THE EXERCISE -
Gather every line below where "with" appears.

THE RECORDS -
^^^^

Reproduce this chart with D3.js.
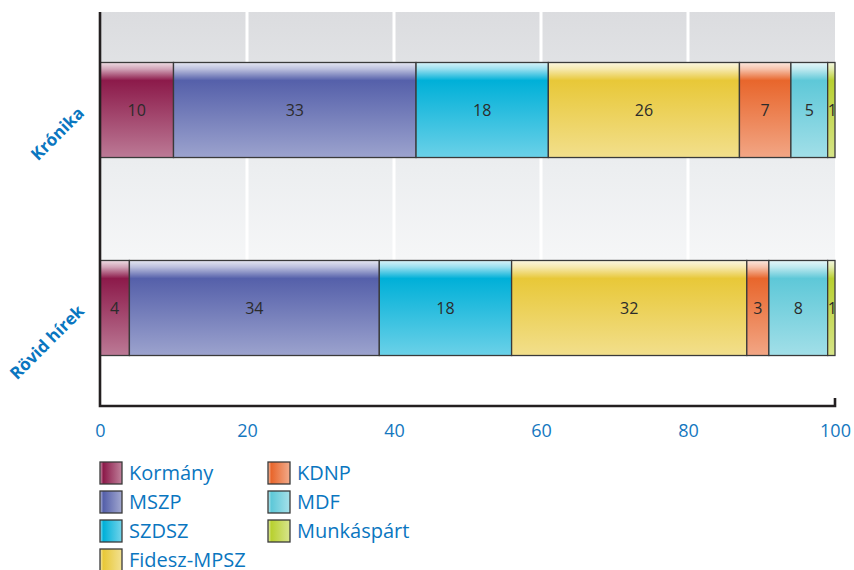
<!DOCTYPE html>
<html><head><meta charset="utf-8">
<script src="https://cdn.jsdelivr.net/npm/d3@7"></script>
<style>body{margin:0;background:#fff;} svg{display:block;font-family:"Open Sans",sans-serif;}</style>
</head><body>
<svg id="c" width="854" height="570"></svg>
<script>
const categories = ["Krónika", "Rövid hírek"];
const seriesNames = ["Kormány", "MSZP", "SZDSZ", "Fidesz-MPSZ", "KDNP", "MDF", "Munkáspárt"];
const kronika = [10, 33, 18, 26, 7, 5, 1];
const rovid = [4, 34, 18, 32, 3, 8, 1];
const xTicks = [0, 20, 40, 60, 80, 100];
const colors = ["#8c1a4a", "#5560aa", "#00b0d8", "#e8c838", "#e8662c", "#5ec8d8", "#b8d030"];
const values = [kronika, rovid];

const svg = d3.select("#c");
const M = {l:100, r:835, t:12, b:406};
const x = d3.scaleLinear().domain([0,100]).range([M.l, M.r]);
const y = d3.scaleBand().domain(categories).range([M.t, M.b]).paddingInner(0.52).paddingOuter(0.255);

const defs = svg.append("defs");
const bg = defs.append("linearGradient").attr("id","bg").attr("x1",0).attr("y1",0).attr("x2",0).attr("y2",1);
bg.append("stop").attr("offset","0%").attr("stop-color","#dbdcdf");
bg.append("stop").attr("offset","40%").attr("stop-color","#eceef0");
bg.append("stop").attr("offset","87%").attr("stop-color","#ffffff");
bg.append("stop").attr("offset","100%").attr("stop-color","#ffffff");

function mix(c, t){ return d3.interpolateRgb(c, "#ffffff")(t); }
colors.forEach((c,i)=>{
  const g = defs.append("linearGradient").attr("id","g"+i).attr("x1",0).attr("y1",0).attr("x2",0).attr("y2",1);
  g.append("stop").attr("offset","0%").attr("stop-color", mix(c,0.85));
  g.append("stop").attr("offset","7%").attr("stop-color", mix(c,0.6));
  g.append("stop").attr("offset","19%").attr("stop-color", c);
  g.append("stop").attr("offset","100%").attr("stop-color", mix(c,0.42));
  const h = defs.append("linearGradient").attr("id","h"+i).attr("x1",0).attr("y1",0).attr("x2",1).attr("y2",0);
  h.append("stop").attr("offset","0%").attr("stop-color", mix(c,0.6));
  h.append("stop").attr("offset","15%").attr("stop-color", c);
  h.append("stop").attr("offset","100%").attr("stop-color", mix(c,0.45));
});

// background
svg.append("rect").attr("x", M.l).attr("y", M.t).attr("width", M.r - M.l).attr("height", M.b - M.t).attr("fill","url(#bg)");
// gridlines
svg.append("g").selectAll("line").data(xTicks.filter(d=>d>0 && d<100)).join("line")
  .attr("x1", d=>x(d)).attr("x2", d=>x(d)).attr("y1", M.t).attr("y2", M.b)
  .attr("stroke","#ffffff").attr("stroke-width",3);

// bars
categories.forEach((cat, ci)=>{
  const vals = values[ci];
  let cum = 0;
  const segs = vals.map((v,i)=>{ const s={v, i, x0:cum, x1:cum+v}; cum+=v; return s; });
  const g = svg.append("g");
  g.selectAll("rect").data(segs).join("rect")
    .attr("x", d=>x(d.x0)).attr("width", d=>x(d.x1)-x(d.x0))
    .attr("y", y(cat)).attr("height", y.bandwidth())
    .attr("fill", d=>"url(#g"+d.i+")")
    .attr("stroke","#3a3a3a").attr("stroke-width",1.3);
  g.selectAll("text").data(segs).join("text")
    .attr("x", d=>(x(d.x0)+x(d.x1))/2 + (d.v===1?1:0)).attr("y", y(cat)+y.bandwidth()/2)
    .attr("dy","0.36em").attr("text-anchor","middle")
    .attr("font-size",16).attr("fill","#2b2b2b")
    .text(d=>d.v);
});

// axes
const xAxis = svg.append("g").attr("transform",`translate(0,${M.b})`)
  .call(d3.axisBottom(x).tickValues(xTicks).tickSize(0).tickPadding(18));
xAxis.select(".domain").remove();
xAxis.selectAll("text").attr("font-size",18).attr("fill","#1477c0").attr("font-family","'Open Sans',sans-serif");
svg.append("path").attr("d",`M${M.l},${M.t}V${M.b}H${M.r}V${M.b-8}`)
  .attr("fill","none").attr("stroke","#231f20").attr("stroke-width",2.6);

// category labels
svg.append("g").selectAll("text").data(categories).join("text")
  .attr("transform", d=>`translate(${M.l-19},${y(d)+y.bandwidth()/2}) rotate(-45)`)
  .attr("text-anchor","end").attr("dy","0.35em")
  .attr("font-size",17).attr("font-weight","bold").attr("fill","#0a76c0")
  .text(d=>d);

// legend
const lg = svg.append("g");
const legRows = 4, legRowH = 29, legColX = [100, 268], legTop = 462;
seriesNames.forEach((n,i)=>{
  const c = Math.floor(i/legRows), r = i%legRows;
  const gx = legColX[c], gy = legTop + r*legRowH;
  lg.append("rect").attr("x",gx).attr("y",gy).attr("width",22).attr("height",22)
    .attr("fill","url(#h"+i+")").attr("stroke","#3a3a3a").attr("stroke-width",1.3);
  lg.append("text").attr("x",gx+29).attr("y",gy+11).attr("dy","0.36em")
    .attr("font-size",20).attr("fill","#0a76c0").text(n);
});
</script>
</body></html>
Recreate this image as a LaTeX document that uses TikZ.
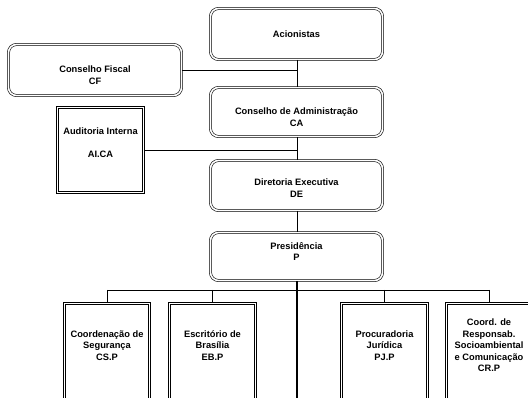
\documentclass[tikz,border=0pt]{standalone}
\usepackage{fontspec}
\setmainfont{Liberation Sans}
\begin{document}
\begin{tikzpicture}[x=1pt,y=-1pt,
  dbox/.style={draw, double, line width=0.6pt, double distance=1.6pt, inner sep=0pt},
  rbox/.style={dbox, rounded corners=8pt},
  txt/.style={align=center, font=\bfseries\fontsize{9.3}{11.5}\selectfont, inner sep=0pt},
  conn/.style={line width=0.7pt},
  trunk/.style={line width=1.4pt}]
\useasboundingbox (0,0) rectangle (528,398);
\clip (0,0) rectangle (528,398);
% boxes (path dims = outer - 3)
\node[rbox, minimum width=172pt, minimum height=51pt] (a) at (296.5,34) {};
\node[rbox, minimum width=173pt, minimum height=51pt] (cf) at (95,70) {};
\node[rbox, minimum width=172pt, minimum height=49pt] (ca) at (296.5,112) {};
\node[dbox, minimum width=86pt, minimum height=85pt] (ai) at (100.5,150) {};
\node[rbox, minimum width=172pt, minimum height=50pt] (de) at (296.5,185.5) {};
\node[rbox, minimum width=172pt, minimum height=48pt] (p) at (296.5,256.5) {};
\node[dbox, minimum width=85pt, minimum height=110pt] (b1) at (107,358.5) {};
\node[dbox, minimum width=86pt, minimum height=110pt] (b2) at (212.5,358.5) {};
\node[dbox, minimum width=86pt, minimum height=110pt] (b3) at (384.5,358.5) {};
\node[dbox, minimum width=85pt, minimum height=110pt] (b4) at (489,358.5) {};
% texts
\node[txt] (at) at (a.center) {Acionistas};
\node[txt] (cft) at ([yshift=-5pt]cf.center) {Conselho Fiscal\\CF};
\node[txt] (cat) at ([yshift=-5pt]ca.center) {Conselho de Administração\\CA};
\node[txt] (ait) at ([yshift=7pt]ai.center) {Auditoria Interna\\[11.5pt]AI.CA};
\node[txt] (det) at ([yshift=-2.5pt]de.center) {Diretoria Executiva\\DE};
\node[txt] (pt) at ([yshift=5pt]p.center) {Presidência\\P};
\node[txt] (b1t) at (107,345.5) {Coordenação de\\Segurança\\CS.P};
\node[txt] (b2t) at (212.5,345.5) {Escritório de\\Brasília\\EB.P};
\node[txt] (b3t) at (384.5,345.5) {Procuradoria\\Jurídica\\PJ.P};
\node[txt] (b4t) at (489,345.5) {Coord. de\\Responsab.\\Socioambiental\\e Comunicação\\CR.P};
% connectors
\coordinate (j1) at (297,70);
\coordinate (j2) at (297,150);
\coordinate (hl) at (107,290);
\coordinate (hr) at (489,290);
\coordinate (pend) at (297,400);
\draw[conn] ([xshift=0.5pt]a.south) -- ([xshift=0.5pt]ca.north);
\draw[conn] (cf.east) -- (j1);
\draw[conn] ([xshift=0.5pt]ca.south) -- ([xshift=0.5pt]de.north);
\draw[conn] (ai.east) -- (j2);
\draw[conn] ([xshift=0.5pt]de.south) -- ([xshift=0.5pt]p.north);
\draw[conn] (hl) -- (hr);
\draw[conn] (hl) -- (b1.north);
\draw[conn] (b2.north |- hl) -- (b2.north);
\draw[conn] (b3.north |- hl) -- (b3.north);
\draw[conn] (hr) -- (b4.north);
\draw[trunk] ([xshift=0.5pt]p.south) -- (pend);
\end{tikzpicture}
\end{document}
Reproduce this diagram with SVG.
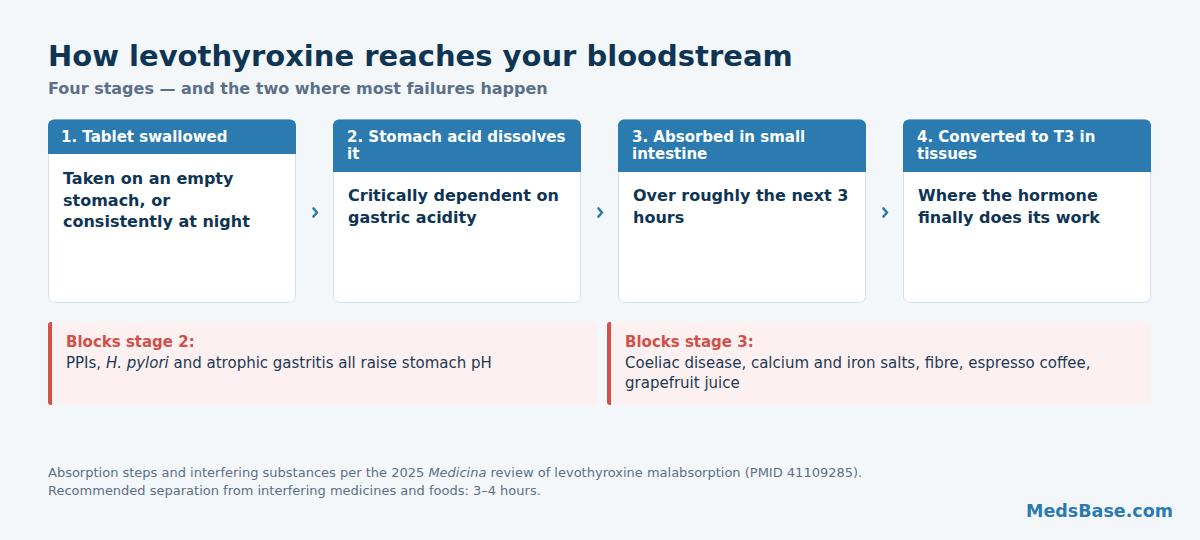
<svg xmlns="http://www.w3.org/2000/svg" width="1200" height="540" viewBox="0 0 1200 540">
  <style>
    text { font-family: "DejaVu Sans", "Liberation Sans", sans-serif; }
    .title { font-size: 29px; font-weight: bold; fill: #0f3554; }
    .sub { font-size: 16px; font-weight: bold; fill: #5b7088; }
    .card { fill: #ffffff; stroke: #d3e1eb; stroke-width: 1; }
    .hdr { fill: #2c7bb0; }
    .htxt { font-size: 15px; font-weight: bold; fill: #ffffff; }
    .btxt { font-size: 16px; font-weight: bold; fill: #0f3554; }
    .chev { fill: none; stroke: #2c7bb0; stroke-width: 2.6; stroke-linecap: round; stroke-linejoin: round; }
    .blk { fill: #fdf0f0; }
    .blkbar { fill: #d0504a; }
    .bhead { font-size: 15px; font-weight: bold; fill: #d0504a; }
    .bbody { font-size: 15px; fill: #1b3a56; }
    .foot { font-size: 13px; fill: #5b7088; }
    .brand { font-size: 17.5px; font-weight: bold; fill: #2c7bb0; }
  </style>
  <rect width="1200" height="540" fill="#f3f7fa"/>

  <text class="title" x="48" y="66">How levothyroxine reaches your bloodstream</text>
  <text class="sub" x="48" y="94">Four stages — and the two where most failures happen</text>

  <g id="stage1">
    <rect class="card" x="48.5" y="119.5" width="247" height="183" rx="6"/>
    <path class="hdr" d="M48,154 V125.5 A6,6 0 0 1 54,119.5 H290 A6,6 0 0 1 296,125.5 V154 Z"/>
    <text class="htxt" x="61" y="142">1. Tablet swallowed</text>
    <text class="btxt" x="63" y="184">Taken on an empty</text>
    <text class="btxt" x="63" y="205.5">stomach, or</text>
    <text class="btxt" x="63" y="227">consistently at night</text>
  </g>

  <g id="stage2">
    <rect class="card" x="333.5" y="119.5" width="247" height="183" rx="6"/>
    <path class="hdr" d="M333,172 V125.5 A6,6 0 0 1 339,119.5 H575 A6,6 0 0 1 581,125.5 V172 Z"/>
    <text class="htxt" x="347" y="142">2. Stomach acid dissolves</text>
    <text class="htxt" x="347" y="159">it</text>
    <text class="btxt" x="348" y="201">Critically dependent on</text>
    <text class="btxt" x="348" y="222.5">gastric acidity</text>
  </g>

  <g id="stage3">
    <rect class="card" x="618.5" y="119.5" width="247" height="183" rx="6"/>
    <path class="hdr" d="M618,172 V125.5 A6,6 0 0 1 624,119.5 H860 A6,6 0 0 1 866,125.5 V172 Z"/>
    <text class="htxt" x="632" y="142">3. Absorbed in small</text>
    <text class="htxt" x="632" y="159">intestine</text>
    <text class="btxt" x="633" y="201">Over roughly the next 3</text>
    <text class="btxt" x="633" y="222.5">hours</text>
  </g>

  <g id="stage4">
    <rect class="card" x="903.5" y="119.5" width="247" height="183" rx="6"/>
    <path class="hdr" d="M903,172 V125.5 A6,6 0 0 1 909,119.5 H1145 A6,6 0 0 1 1151,125.5 V172 Z"/>
    <text class="htxt" x="917" y="142">4. Converted to T3 in</text>
    <text class="htxt" x="917" y="159">tissues</text>
    <text class="btxt" x="918" y="201">Where the hormone</text>
    <text class="btxt" x="918" y="222.5">finally does its work</text>
  </g>

  <g id="connectors">
    <path class="chev" d="M313.5,208.5 L317,212.5 L313.5,216.5"/>
    <path class="chev" d="M598.5,208.5 L602,212.5 L598.5,216.5"/>
    <path class="chev" d="M883.5,208.5 L887,212.5 L883.5,216.5"/>
  </g>

  <g id="block2">
    <rect class="blk" x="48" y="322" width="549" height="83" rx="3"/>
    <path class="blkbar" d="M51,322 H52 V405 H51 A3,3 0 0 1 48,402 V325 A3,3 0 0 1 51,322 Z"/>
    <text class="bhead" x="66" y="347">Blocks stage 2:</text>
    <text class="bbody" x="66" y="368">PPIs, <tspan font-style="italic">H. pylori</tspan> and atrophic gastritis all raise stomach pH</text>
  </g>

  <g id="block3">
    <rect class="blk" x="607" y="322" width="544" height="83" rx="3"/>
    <path class="blkbar" d="M610,322 H611 V405 H610 A3,3 0 0 1 607,402 V325 A3,3 0 0 1 610,322 Z"/>
    <text class="bhead" x="625" y="347">Blocks stage 3:</text>
    <text class="bbody" x="625" y="368">Coeliac disease, calcium and iron salts, fibre, espresso coffee,</text>
    <text class="bbody" x="625" y="388">grapefruit juice</text>
  </g>

  <text class="foot" x="48" y="477">Absorption steps and interfering substances per the 2025 <tspan font-style="italic">Medicina</tspan> review of levothyroxine malabsorption (PMID 41109285).</text>
  <text class="foot" x="48" y="495">Recommended separation from interfering medicines and foods: 3–4 hours.</text>
  <text class="brand" x="1173" y="517" text-anchor="end">MedsBase.com</text>
</svg>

^^^^

ANSWER TO THE PROBLEM -
Reproduce this chart with D3.js.
Reproduce this diagram with SVG.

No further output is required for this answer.